Это и картины праздничных демонстраций, после которых люди не расходились, а возвращались в цеха, где стояли праздничные столы. И совершенно особый энтузиазм двадцатых — тридцатых годов, когда не девчушки, а матери, вспоминает Степан Фомич, «ситопробойщицы, мойщицы», выходили на демонстрацию в Октябрьскую под дождем пополам со снегом, «все в одинаковых майках, в сатиновых трусах... Во, как себя понимали: и голодновато, и нарядов никаких таких особенно, но ни одна из строя не выскочит и лозунга другой не отдаст». Это и жалкая по нынешним временам, но так волновавшая заводских мальцов техника тридцатых годов. Это и голод, когда, как в тридцать третьем, по двести пятьдесят граммов хлеба на рабочего; и неустроенность жизни; и такая любовь к родному заводу, что: «Вот ты говоришь, гудок... Я утром, бывало, услышу, и что-то шевельнется такое, сродственное: наш зовет!.. И мать моя тоже: «Что ж ты, — скажет, — Степа, мешкаешь, еще и не умывался, наш вон прогудел. Да и детишки заводской гудок узнавали. От горшка два вершка, а уже знает: папкин гудит. Верно тогда Лыкин сказал: «Завод — это рабочая школа».

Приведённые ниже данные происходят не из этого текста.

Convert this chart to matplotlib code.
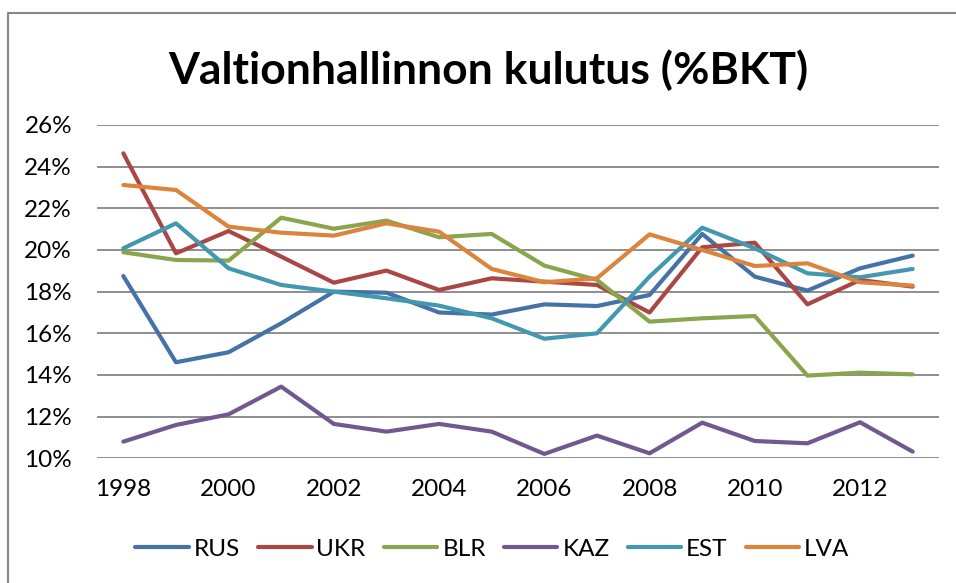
import matplotlib.pyplot as plt
from matplotlib.lines import Line2D
from matplotlib.ticker import FuncFormatter

# years and government consumption (% of GDP)
years = list(range(1998, 2014))
rus = [18.75, 14.61, 15.09, 16.48, 18.0, 17.95, 17.0, 16.9,
       17.39, 17.31, 17.84, 20.77, 18.72, 18.05, 19.12, 19.73]
ukr = [24.64, 19.84, 20.91, 19.68, 18.43, 19.01, 18.08, 18.64,
       18.48, 18.32, 17.0, 20.13, 20.35, 17.39, 18.56, 18.24]
blr = [19.89, 19.52, 19.49, 21.55, 21.02, 21.41, 20.61, 20.77,
       19.25, 18.56, 16.56, 16.72, 16.83, 13.97, 14.11, 14.03]
kaz = [10.8, 11.6, 12.11, 13.44, 11.65, 11.28, 11.65, 11.28,
       10.21, 11.09, 10.24, 11.71, 10.83, 10.72, 11.73, 10.32]
est = [20.08, 21.28, 19.12, 18.32, 18.0, 17.68, 17.33, 16.72,
       15.74, 16.0, 18.72, 21.07, 20.08, 18.88, 18.69, 19.09]
lva = [23.12, 22.88, 21.12, 20.83, 20.69, 21.28, 20.88, 19.09,
       18.45, 18.64, 20.75, 20.0, 19.23, 19.36, 18.45, 18.29]

labels = ["RUS", "UKR", "BLR", "KAZ", "EST", "LVA"]
colors = ["#4572A7", "#AA4643", "#89A54E", "#71588F", "#4198AF", "#DB843D"]
series = [rus, ukr, blr, kaz, est, lva]

plt.rcParams['font.family'] = ['Lato', 'DejaVu Sans']

fig = plt.figure(figsize=(9.56, 5.83), dpi=100)
ax = fig.add_axes([0.1015, 0.2139, 0.8807, 0.5717])

for vals, lab, col in zip(series, labels, colors):
    ax.plot(years, vals, color=col, lw=3.0, label=lab, solid_capstyle="round")

ax.set_xlim(1997.5, 2013.5)
ax.set_ylim(10, 26)
ax.set_xticks(years[::2])
ax.set_yticks(range(10, 27, 2))
ax.yaxis.set_major_formatter(FuncFormatter(lambda v, p: f"{v:.0f}%"))
ax.grid(axis="y", color="#868686", lw=1.3)
ax.set_axisbelow(True)
for s in ax.spines.values():
    s.set_visible(False)
ax.tick_params(length=0, labelsize=17.5, colors="black")
ax.tick_params(axis="x", pad=15)
ax.tick_params(axis="y", pad=18)

fig.text(0.511, 0.88, "Valtionhallinnon kulutus (%BKT)", ha="center", va="center",
         fontsize=32, fontweight="bold")

fig.legend(loc="center", bbox_to_anchor=(0.515, 0.058), ncol=6, frameon=False,
           fontsize=17.5, handlelength=2.2, handletextpad=0.2, columnspacing=0.75)

# chart frame (left and top edges visible in the crop)
bx = 8.3 / 956
by = 1 - 13 / 583
fig.add_artist(Line2D([bx, bx, 1], [0, by, by], transform=fig.transFigure,
                      color="#868686", lw=1.5))

fig.savefig("out.png", dpi=100)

В повести Е. Носова правдиво воссоздан образ не только завода тридцатых годов, но и красного директора его, лихого кавалериста в гражданскую, а потом — умного, душевного и рачительного хозяина Лыкина. «Мы сейчас работаем полукустарно, нету у нас техники, надежных станков нет, плохие у нас инструменты, — вспоминает его речи Степан Фомич. — Но это, говорит, не позор! Пока будем на этом, на чем есть, учиться, делать из себя сознательных рабочих. Конечно, говорит, спору нет, в больших, хороших цехах да с хорошей техникой работать лучше, и все это будет у нас. Но нам в данный момент важнее всего — не какой есть завод, а кому он принадлежит».